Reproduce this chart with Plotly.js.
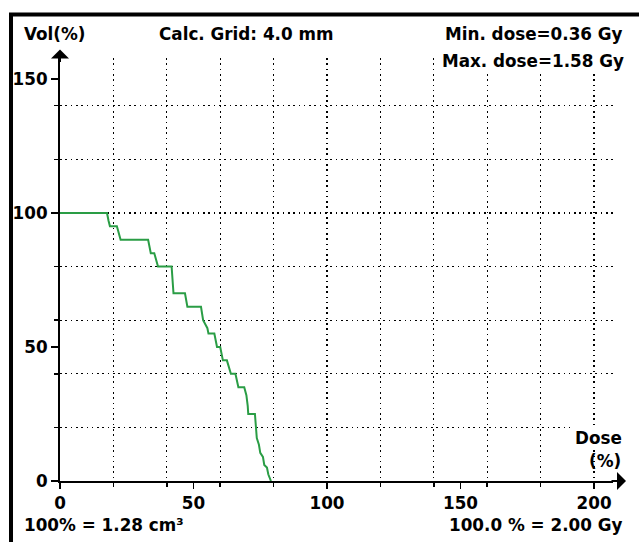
<!DOCTYPE html>
<html>
<head>
<meta charset="utf-8">
<script src="https://cdn.plot.ly/plotly-3.0.1.min.js"></script>
<style>html,body{margin:0;padding:0;background:#fff;}#chart{width:639px;height:542px;}</style>
</head>
<body>
<div id="chart"></div>
<script>
// DVH curve: dose (% of 2.00 Gy) and volume (% of 1.28 cm³)
const doseValues = [0, 17.6, 18.2, 18.7, 21.3, 22, 22.7, 33, 33.5, 34, 35.3, 36, 36.7, 41.8, 42.2, 42.5, 46.8, 47.3, 47.7, 52.8, 53.3, 53.6, 55.2, 55.6, 57.8, 58.5, 58.8, 60, 60.5, 61, 62.5, 63.5, 64, 65.7, 66.3, 66.8, 69, 69.8, 70.3, 70.5, 73, 73.3, 73.7, 74.5, 75, 76, 76.5, 77.5, 78, 79];
const volumeValues = [100, 100, 97, 95, 95, 92, 90, 90, 87.5, 85, 85, 82.5, 80, 80, 75, 70, 70, 67.5, 65, 65, 62.5, 60, 57, 55, 55, 51, 50, 50, 47.5, 45, 45, 41, 40, 40, 37, 35, 35, 32, 28, 25, 25, 20, 16, 13.5, 10.5, 9, 6, 5, 2.5, 0];

const xLabelTicks = [0, 50, 100, 150, 200];
const yLabelTicks = [0, 50, 100, 150];
const gridStep = 20;

const topLeftTitle = 'Vol(%)';
const centerTitle = 'Calc. Grid: 4.0 mm';
const minDoseText = 'Min. dose=0.36 Gy';
const maxDoseText = 'Max. dose=1.58 Gy';
const xAxisName1 = 'Dose';
const xAxisName2 = '(%)';
const volumeNote = '100% = 1.28 cm³';
const doseNote = '100.0 % = 2.00 Gy';

const FONT = {family: 'DejaVu Sans', size: 16.8, weight: 'bold', color: '#000'};
const xRange = [0, 207.1];
const yRange = [0, 157.8];

const traces = [
  {
    x: doseValues, y: volumeValues, type: 'scatter', mode: 'lines',
    line: {color: '#2a9d45', width: 2}, hoverinfo: 'skip', showlegend: false,
    xaxis: 'x', yaxis: 'y'
  },
  {
    x: [xRange[0]], y: [yRange[0]], type: 'scatter', mode: 'markers',
    marker: {opacity: 0, size: 1}, hoverinfo: 'skip', showlegend: false,
    xaxis: 'x2', yaxis: 'y2'
  }
];

const gridAxis = {
  showgrid: true, gridcolor: '#000', gridwidth: 1.3, griddash: '1.6px,3.7px',
  zeroline: false, showline: true, linecolor: '#000', linewidth: 2,
  ticks: 'outside', ticklen: 4, tickwidth: 1.5, tickcolor: '#000',
  dtick: gridStep, tick0: 0, showticklabels: false, fixedrange: true
};

const layout = {
  width: 639, height: 542,
  margin: {l: 60, r: 26, t: 58, b: 61, pad: 0},
  paper_bgcolor: '#fff', plot_bgcolor: '#fff',
  font: FONT,
  showlegend: false,
  xaxis: Object.assign({}, gridAxis, {range: xRange}),
  yaxis: Object.assign({}, gridAxis, {range: yRange}),
  xaxis2: {
    overlaying: 'x', side: 'bottom', anchor: 'y2', range: xRange,
    tickvals: xLabelTicks, ticktext: xLabelTicks.map(String),
    ticks: 'outside', ticklen: 7, tickwidth: 1.5, tickcolor: '#000',
    showgrid: false, zeroline: false, showline: false, tickfont: FONT, fixedrange: true
  },
  yaxis2: {
    overlaying: 'y', side: 'left', anchor: 'x2', range: yRange,
    tickvals: yLabelTicks, ticktext: yLabelTicks.map(String),
    ticks: 'outside', ticklen: 8, tickwidth: 1.5, tickcolor: '#000',
    showgrid: false, zeroline: false, showline: false, tickfont: FONT, fixedrange: true
  },
  shapes: [
    {type: 'rect', xref: 'paper', yref: 'paper', x0: -0.0886, x1: 1.3, y0: -0.5, y1: 1.1030,
     line: {color: '#000', width: 4}, fillcolor: 'rgba(0,0,0,0)', layer: 'above'}
  ],
  annotations: [
    {xref: 'paper', yref: 'paper', x: 0, y: 1.0203, ax: 0, ay: 14, axref: 'pixel', ayref: 'pixel',
     showarrow: true, arrowhead: 1, arrowsize: 1.5, arrowwidth: 2, arrowcolor: '#000', text: ''},
    {xref: 'paper', yref: 'paper', x: 1.0235, y: 0, ax: -16, ay: 0, axref: 'pixel', ayref: 'pixel',
     showarrow: true, arrowhead: 1, arrowsize: 1.5, arrowwidth: 2, arrowcolor: '#000', text: ''},
    {xref: 'paper', yref: 'paper', x: -0.0687, y: 1.0557, xanchor: 'left', yanchor: 'middle', text: topLeftTitle, showarrow: false, font: FONT},
    {xref: 'paper', yref: 'paper', x: 0.3363, y: 1.0557, xanchor: 'center', yanchor: 'middle', text: centerTitle, showarrow: false, font: FONT},
    {xref: 'paper', yref: 'paper', x: 1.0217, y: 1.0557, xanchor: 'right', yanchor: 'middle', text: minDoseText, showarrow: false, font: FONT},
    {xref: 'paper', yref: 'paper', x: 1.0217, y: 0.9920, xanchor: 'right', yanchor: 'middle', text: maxDoseText, showarrow: false, font: FONT, bgcolor: '#fff', borderpad: 0},
    {xref: 'paper', yref: 'paper', x: 1.0199, y: 0.1016, xanchor: 'right', yanchor: 'middle', text: xAxisName1, showarrow: false, font: FONT, bgcolor: '#fff', borderpad: 1},
    {xref: 'paper', yref: 'paper', x: 1.0181, y: 0.0472, xanchor: 'right', yanchor: 'middle', text: xAxisName2, showarrow: false, font: FONT},
    {xref: 'paper', yref: 'paper', x: -0.0687, y: -0.1039, xanchor: 'left', yanchor: 'middle', text: volumeNote, showarrow: false, font: FONT},
    {xref: 'paper', yref: 'paper', x: 1.0217, y: -0.1039, xanchor: 'right', yanchor: 'middle', text: doseNote, showarrow: false, font: FONT}
  ]
};

Plotly.newPlot('chart', traces, layout, {staticPlot: true, displayModeBar: false});
</script>
</body>
</html>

==========

TASK BRIEF: Please extract exactly the lines of the data, from the first through the line containing "const yRange = [0, 157.8];", and add no pictures to the copy.

THE REPLY:
Reproduce this chart with Plotly.js.
<!DOCTYPE html>
<html>
<head>
<meta charset="utf-8">
<script src="https://cdn.plot.ly/plotly-3.0.1.min.js"></script>
<style>html,body{margin:0;padding:0;background:#fff;}#chart{width:639px;height:542px;}</style>
</head>
<body>
<div id="chart"></div>
<script>
// DVH curve: dose (% of 2.00 Gy) and volume (% of 1.28 cm³)
const doseValues = [0, 17.6, 18.2, 18.7, 21.3, 22, 22.7, 33, 33.5, 34, 35.3, 36, 36.7, 41.8, 42.2, 42.5, 46.8, 47.3, 47.7, 52.8, 53.3, 53.6, 55.2, 55.6, 57.8, 58.5, 58.8, 60, 60.5, 61, 62.5, 63.5, 64, 65.7, 66.3, 66.8, 69, 69.8, 70.3, 70.5, 73, 73.3, 73.7, 74.5, 75, 76, 76.5, 77.5, 78, 79];
const volumeValues = [100, 100, 97, 95, 95, 92, 90, 90, 87.5, 85, 85, 82.5, 80, 80, 75, 70, 70, 67.5, 65, 65, 62.5, 60, 57, 55, 55, 51, 50, 50, 47.5, 45, 45, 41, 40, 40, 37, 35, 35, 32, 28, 25, 25, 20, 16, 13.5, 10.5, 9, 6, 5, 2.5, 0];

const xLabelTicks = [0, 50, 100, 150, 200];
const yLabelTicks = [0, 50, 100, 150];
const gridStep = 20;

const topLeftTitle = 'Vol(%)';
const centerTitle = 'Calc. Grid: 4.0 mm';
const minDoseText = 'Min. dose=0.36 Gy';
const maxDoseText = 'Max. dose=1.58 Gy';
const xAxisName1 = 'Dose';
const xAxisName2 = '(%)';
const volumeNote = '100% = 1.28 cm³';
const doseNote = '100.0 % = 2.00 Gy';

const FONT = {family: 'DejaVu Sans', size: 16.8, weight: 'bold', color: '#000'};
const xRange = [0, 207.1];
const yRange = [0, 157.8];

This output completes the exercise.